What you need to do
Write out, word for word, every line from the first one through the line that holds "y_ticks = [0, 50, 100, 150, 200]", and nothing else; skip the pictures.

start Entries provided

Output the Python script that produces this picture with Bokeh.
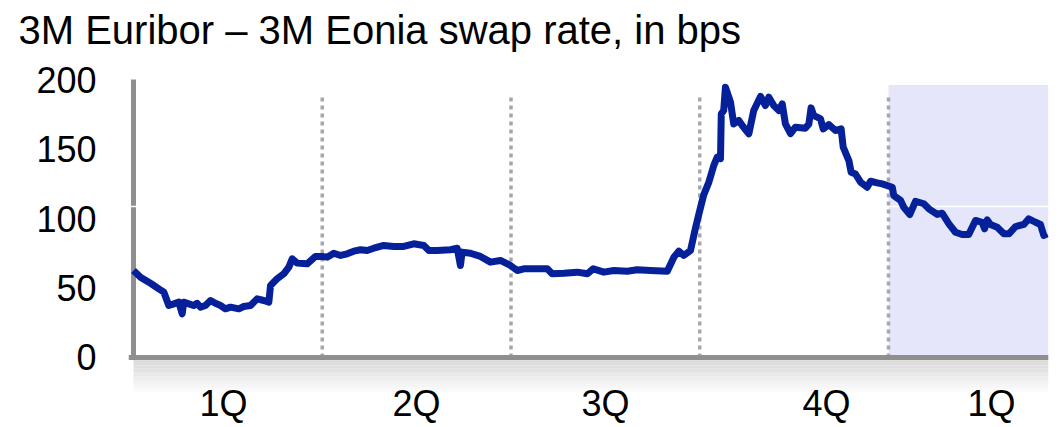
from bokeh.plotting import figure
from bokeh.models import Range1d, FixedTicker, Title
from bokeh.embed import file_html
from bokeh.resources import INLINE

title_text = "3M Euribor – 3M Eonia swap rate, in bps"
quarter_labels = ["1Q", "2Q", "3Q", "4Q", "1Q"]
quarter_label_pos = [0.477, 1.499, 2.501, 3.672, 4.546]
quarter_bounds = [1, 2, 3, 4]
shade_start = 4.0
y_ticks = [0, 50, 100, 150, 200]

# time in quarters since start of the chart
t = [0.000, 0.037, 0.081, 0.108, 0.134, 0.161, 0.187, 0.214, 0.240, 0.258,
     0.266, 0.293, 0.319, 0.337, 0.355, 0.381, 0.408, 0.434, 0.461, 0.487,
     0.514, 0.558, 0.584, 0.620, 0.655, 0.690, 0.717, 0.726, 0.761, 0.796,
     0.823, 0.841, 0.867, 0.920, 0.964, 1.000, 1.026, 1.061, 1.097, 1.132,
     1.167, 1.203, 1.238, 1.273, 1.326, 1.379, 1.432, 1.485, 1.538, 1.565,
     1.609, 1.679, 1.715, 1.732, 1.741, 1.785, 1.838, 1.891, 1.944, 1.997,
     2.033, 2.068, 2.139, 2.192, 2.218, 2.280, 2.351, 2.404, 2.436, 2.492,
     2.545, 2.616, 2.668, 2.739, 2.828, 2.863, 2.889, 2.915, 2.951, 2.977,
     2.995, 3.021, 3.048, 3.074, 3.092, 3.110, 3.114, 3.127, 3.136, 3.163,
     3.180, 3.207, 3.225, 3.260, 3.286, 3.322, 3.348, 3.366, 3.392, 3.419,
     3.437, 3.454, 3.481, 3.507, 3.560, 3.578, 3.590, 3.604, 3.622, 3.640,
     3.654, 3.684, 3.719, 3.749, 3.760, 3.790, 3.802, 3.825, 3.852, 3.887,
     3.905, 3.940, 3.967, 4.020, 4.028, 4.064, 4.081, 4.113, 4.143, 4.187,
     4.214, 4.258, 4.284, 4.320, 4.355, 4.390, 4.425, 4.461, 4.496, 4.509,
     4.523, 4.540, 4.576, 4.611, 4.638, 4.673, 4.717, 4.743, 4.779, 4.805,
     4.823, 4.841]

spread_bps = [62.6, 57.8, 54.2, 51.8, 49.4, 47.0, 37.4, 38.6, 39.8, 31.4,
              39.8, 38.6, 37.4, 39.0, 36.2, 37.4, 41.0, 39.0, 37.4, 35.0,
              36.2, 35.0, 36.7, 37.4, 42.2, 41.0, 39.8, 51.8, 56.6, 60.2,
              65.0, 71.0, 67.9, 67.4, 72.7, 72.7, 72.2, 75.0, 73.4, 74.6,
              76.5, 77.5, 77.0, 78.6, 80.6, 79.9, 79.9, 81.8, 80.6, 77.0,
              77.0, 77.5, 78.6, 66.2, 75.8, 75.0, 72.7, 68.6, 69.8, 66.2,
              62.6, 63.8, 63.8, 63.8, 60.2, 60.6, 61.4, 60.2, 63.8, 61.4,
              62.6, 62.1, 63.1, 62.6, 62.1, 72.2, 76.5, 73.4, 77.0, 93.0,
              103.0, 117.0, 126.0, 138.0, 144.0, 143.0, 175.3, 177.7, 194.5, 183.7,
              168.0, 170.5, 166.9, 161.0, 177.7, 187.8, 181.3, 187.3, 181.3, 177.7,
              182.5, 168.0, 161.0, 165.7, 165.0, 168.0, 179.6, 174.0, 172.9, 171.7,
              164.5, 167.6, 163.3, 164.5, 151.3, 141.7, 133.3, 132.0, 126.1, 122.5,
              126.8, 125.6, 124.9, 122.5, 116.5, 113.0, 108.1, 102.9, 112.4, 110.6,
              107.0, 102.9, 103.8, 96.2, 90.1, 88.5, 88.5, 98.6, 97.3, 92.6,
              99.0, 95.7, 93.7, 89.0, 89.0, 94.2, 95.7, 99.8, 97.3, 95.7,
              87.8, 89.0]

X_START, X_END = -0.0265, 4.8477
Y_START, Y_END = -50.36, 200.72
AXIS_GREY = "#8f8f8f"
FONT = "Liberation Sans"

p = figure(width=1062, height=427, output_backend="svg", toolbar_location=None,
           x_range=Range1d(X_START, X_END), y_range=Range1d(Y_START, Y_END),
           min_border_left=128, min_border_right=14, min_border_top=78,
           min_border_bottom=0)
p.outline_line_color = None
p.grid.visible = False
p.background_fill_color = "white"
p.border_fill_color = "white"

# spacer between plot frame and title
p.add_layout(Title(text=" ", text_font_size="1px", standoff=24), "above")

# title
p.title.text = title_text
p.title.text_font = FONT
p.title.text_font_size = "40px"
p.title.text_font_style = "normal"
p.title.text_color = "black"
p.title.align = "left"
p.title.vertical_align = "bottom"
p.title.offset = -110
p.title.standoff = 0

# shaded forecast area
p.quad(left=[shade_start], right=[X_END], bottom=[0], top=[196],
       fill_color="#e6e6fa", line_color=None)

# grey gradient strip below the x axis
n_band = 14
band_h = 27.0 / n_band
for i in range(n_band):
    c = int(214 + (255 - 214) * i / (n_band - 1))
    p.quad(left=[0], right=[X_END], top=[-i * band_h], bottom=[-(i + 1) * band_h],
           fill_color=f"#{c:02x}{c:02x}{c:02x}", line_color=None)

# y axis line (drawn only over 0..200)
p.segment(x0=[0], y0=[y_ticks[0]], x1=[0], y1=[y_ticks[-1]],
          line_color=AXIS_GREY, line_width=5)

# thin white line artefact
p.segment(x0=[X_START], y0=[108.6], x1=[X_END], y1=[108.6],
          line_color="white", line_width=1.5)

# dotted quarter separators
p.segment(x0=quarter_bounds, y0=[0] * 4, x1=quarter_bounds, y1=[188] * 4,
          line_color="#a6a6ae", line_width=3.5, line_dash="4 4")

# data line
p.line(t, spread_bps, line_color="#06209a", line_width=7, line_join="round")

# y axis
yax = p.yaxis[0]
yax.ticker = FixedTicker(ticks=y_ticks)
yax.axis_line_color = None
yax.major_tick_line_color = None
yax.minor_tick_line_color = None
yax.major_label_standoff = 26
yax.major_label_text_font = FONT
yax.major_label_text_font_size = "36px"
yax.major_label_text_color = "black"

# x axis at y = 0
xax = p.xaxis[0]
xax.fixed_location = 0
xax.ticker = FixedTicker(ticks=quarter_label_pos)
xax.major_label_overrides = {pos: lab for pos, lab in zip(quarter_label_pos, quarter_labels)}
xax.axis_line_color = AXIS_GREY
xax.axis_line_width = 5
xax.major_tick_line_color = None
xax.minor_tick_line_color = None
xax.major_label_standoff = 20
xax.major_label_text_font = FONT
xax.major_label_text_font_size = "36px"
xax.major_label_text_color = "black"

open("out.html", "w").write(file_html(p, INLINE))
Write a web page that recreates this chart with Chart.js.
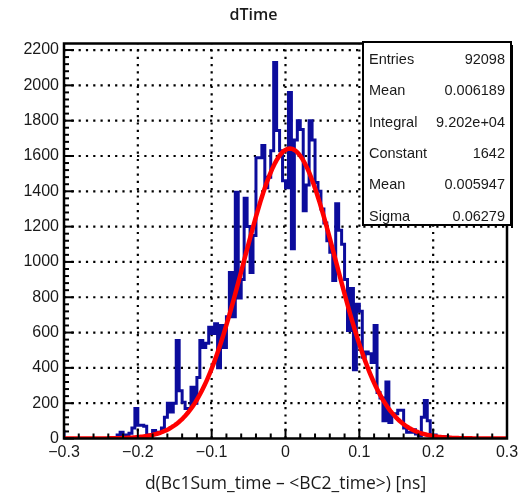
<!DOCTYPE html>
<html>
<head>
    <title>dTime</title>
    <script src="https://cdn.jsdelivr.net/npm/chart.js"></script>
    <style>
        body { margin: 0; background: #fff; }
        #wrap { width: 526px; height: 501px; }
    </style>
</head>
<body>
    <div id="wrap"><canvas id="myChart" width="526" height="501"></canvas></div>

    <script>
        // histogram binning
        var binLow = -0.3;
        var binWidth = 0.004;
        var binCounts = [
            50, 0, 0, 0, 0, 0, 0, 0, 0, 0,
            0, 0, 0, 0, 0, 0, 0, 0, 0, 20,
            35, 20, 10, 30, 60, 170, 75, 75, 70, 20,
            15, 45, 30, 35, 60, 120, 200, 150, 200, 555,
            270, 205, 170, 170, 290, 200, 345, 555, 515, 540,
            630, 595, 650, 400, 640, 515, 690, 940, 690, 1395,
            795, 900, 1360, 1200, 940, 1150, 1590, 1590, 1660, 1420,
            1480, 1630, 2130, 1745, 1630, 1460, 1420, 1960, 1075, 1690,
            1800, 1750, 1290, 1435, 1800, 1690, 1450, 1400, 1300, 1220,
            1120, 1055, 895, 1330, 1180, 1100, 900, 612, 850, 390,
            760, 720, 460, 490, 480, 430, 640, 260, 230, 100,
            320, 90, 140, 140, 160, 160, 60, 35, 35, 50,
            25, 15, 120, 215, 100, 20, 20, 10, 0, 0,
            10, 0, 0, 5, 0, 0, 0, 0, 0, 0,
            0, 0, 0, 0, 0, 0, 0, 0, 0, 0
        ];

        // gaussian fit parameters
        var fitConstant = 1642;
        var fitMean = 0.005947;
        var fitSigma = 0.06279;

        // stats box rows
        var statNames = ['Entries', 'Mean', 'Integral', 'Constant', 'Mean', 'Sigma'];
        var statValues = ['92098', '0.006189', '9.202e+04', '1642', '0.005947', '0.06279'];

        // axis ticks
        var xTickValues = [-0.3, -0.2, -0.1, 0, 0.1, 0.2, 0.3];
        var yTickValues = [0, 200, 400, 600, 800, 1000, 1200, 1400, 1600, 1800, 2000, 2200];
        var xMin = -0.3, xMax = 0.3, yMin = 0, yMax = 2237;

        var textColor = '#1a1a1a';

        // step outline points at bin edges
        var histPoints = binCounts.map(function (c, i) {
            return { x: binLow + i * binWidth, y: c };
        });
        histPoints.push({ x: binLow + binCounts.length * binWidth, y: binCounts[binCounts.length - 1] });

        // fit curve sampled along the axis range
        var fitPoints = [];
        for (var k = 0; k <= 300; k++) {
            var fx = xMin + (xMax - xMin) * k / 300;
            var dz = (fx - fitMean) / fitSigma;
            fitPoints.push({ x: fx, y: fitConstant * Math.exp(-0.5 * dz * dz) });
        }

        var rootFrame = {
            id: 'rootFrame',
            beforeDatasetsDraw: function (chart) {
                var c = chart.ctx, a = chart.chartArea;
                var xs = chart.scales.x, ys = chart.scales.y;
                c.save();
                c.strokeStyle = '#000';
                c.lineWidth = 2.2;
                c.setLineDash([2.2, 5.1]);
                xTickValues.forEach(function (v) {
                    var px = xs.getPixelForValue(v);
                    if (px <= a.left + 2 || px >= a.right - 2) return;
                    c.beginPath(); c.moveTo(px, a.bottom); c.lineTo(px, a.top); c.stroke();
                });
                yTickValues.forEach(function (v) {
                    var py = ys.getPixelForValue(v);
                    if (py >= a.bottom - 2) return;
                    c.beginPath(); c.moveTo(a.left, py); c.lineTo(a.right, py); c.stroke();
                });
                c.restore();
            },
            afterDatasetsDraw: function (chart) {
                var c = chart.ctx, a = chart.chartArea;
                var xs = chart.scales.x, ys = chart.scales.y;
                c.save();
                c.strokeStyle = '#000';
                c.lineWidth = 2;
                // minor and major ticks, pointing into the frame
                for (var i = 0; i <= 30; i++) {
                    var px = xs.getPixelForValue(xMin + i * 0.02);
                    var len = (i % 5 === 0) ? 10 : 5;
                    c.beginPath(); c.moveTo(px, a.bottom); c.lineTo(px, a.bottom - len); c.stroke();
                }
                for (var j = 0; j * 40 <= yMax; j++) {
                    var py = ys.getPixelForValue(j * 40);
                    var l2 = (j % 5 === 0) ? 10 : 5;
                    c.beginPath(); c.moveTo(a.left, py); c.lineTo(a.left + l2, py); c.stroke();
                }
                c.lineWidth = 2.5;
                c.strokeRect(a.left, a.top, a.right - a.left, a.bottom - a.top);
                c.restore();
            },
            afterDraw: function (chart) {
                var c = chart.ctx;
                var bx = 363, by = 42, bw = 148, bh = 183;
                c.save();
                c.fillStyle = '#fff';
                c.fillRect(bx, by, bw, bh);
                c.strokeStyle = '#000';
                c.lineWidth = 2;
                c.strokeRect(bx, by, bw, bh);
                c.fillStyle = '#000';
                c.fillRect(bx + bw, by + 3, 2, bh);
                c.fillStyle = textColor;
                c.font = '14.5px "Liberation Sans", Arial, sans-serif';
                c.textBaseline = 'middle';
                statNames.forEach(function (name, i) {
                    var ty = 60 + i * 31.3;
                    c.textAlign = 'left';
                    c.fillText(name, bx + 6, ty);
                    c.textAlign = 'right';
                    c.fillText(statValues[i], bx + bw - 6, ty);
                });
                c.restore();
            }
        };

        var ctx = document.getElementById('myChart').getContext('2d');
        var myChart = new Chart(ctx, {
            type: 'line',
            data: {
                datasets: [
                    {
                        label: 'fit',
                        data: fitPoints,
                        borderColor: '#ff0000',
                        borderWidth: 4.5,
                        pointRadius: 0,
                        tension: 0,
                        fill: false
                    },
                    {
                        label: 'dTime',
                        data: histPoints,
                        borderColor: '#0c0c9c',
                        borderWidth: 3,
                        pointRadius: 0,
                        stepped: 'after',
                        fill: false
                    }
                ]
            },
            options: {
                responsive: false,
                animation: false,
                events: [],
                layout: { padding: { left: 0, right: 19, top: 0, bottom: 0 } },
                plugins: {
                    legend: { display: false },
                    tooltip: { enabled: false },
                    title: {
                        display: true,
                        text: 'dTime',
                        color: textColor,
                        font: { family: '"Open Sans", sans-serif', size: 16, weight: '600' },
                        padding: { top: 6, bottom: 18.3 }
                    }
                },
                scales: {
                    x: {
                        type: 'linear',
                        min: xMin,
                        max: xMax,
                        grid: { display: false, drawTicks: false },
                        border: { display: false },
                        afterBuildTicks: function (s) {
                            s.ticks = xTickValues.map(function (v) { return { value: v }; });
                        },
                        afterFit: function (s) { s.height = 62.5; },
                        ticks: {
                            padding: 4,
                            color: textColor,
                            maxRotation: 0,
                            autoSkip: false,
                            font: { family: '"Liberation Sans", Arial, sans-serif', size: 16 },
                            callback: function (v) {
                                if (Math.abs(v) < 1e-9) return '0';
                                return (v < 0 ? '\u2212' : '') + Math.abs(v).toFixed(1);
                            }
                        },
                        title: {
                            display: true,
                            text: 'd(Bc1Sum_time \u2013 <BC2_time>) [ns]',
                            color: textColor,
                            font: { family: '"Open Sans", sans-serif', size: 17.5 },
                            padding: { top: 0, bottom: 6 }
                        }
                    },
                    y: {
                        type: 'linear',
                        min: yMin,
                        max: yMax,
                        grid: { display: false, drawTicks: false },
                        border: { display: false },
                        afterBuildTicks: function (s) {
                            s.ticks = yTickValues.map(function (v) { return { value: v }; });
                        },
                        afterFit: function (s) { s.width = 64; },
                        ticks: {
                            padding: 5,
                            color: textColor,
                            autoSkip: false,
                            font: { family: '"Liberation Sans", Arial, sans-serif', size: 16 },
                            callback: function (v) { return String(v); }
                        }
                    }
                }
            },
            plugins: [rootFrame]
        });
    </script>
</body>
</html>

end Entries provided

Answer to this task
Output the Python script that produces this picture with Bokeh.
from bokeh.plotting import figure
from bokeh.models import Range1d, FixedTicker, Title
from bokeh.embed import file_html
from bokeh.resources import INLINE

title_text = "3M Euribor – 3M Eonia swap rate, in bps"
quarter_labels = ["1Q", "2Q", "3Q", "4Q", "1Q"]
quarter_label_pos = [0.477, 1.499, 2.501, 3.672, 4.546]
quarter_bounds = [1, 2, 3, 4]
shade_start = 4.0
y_ticks = [0, 50, 100, 150, 200]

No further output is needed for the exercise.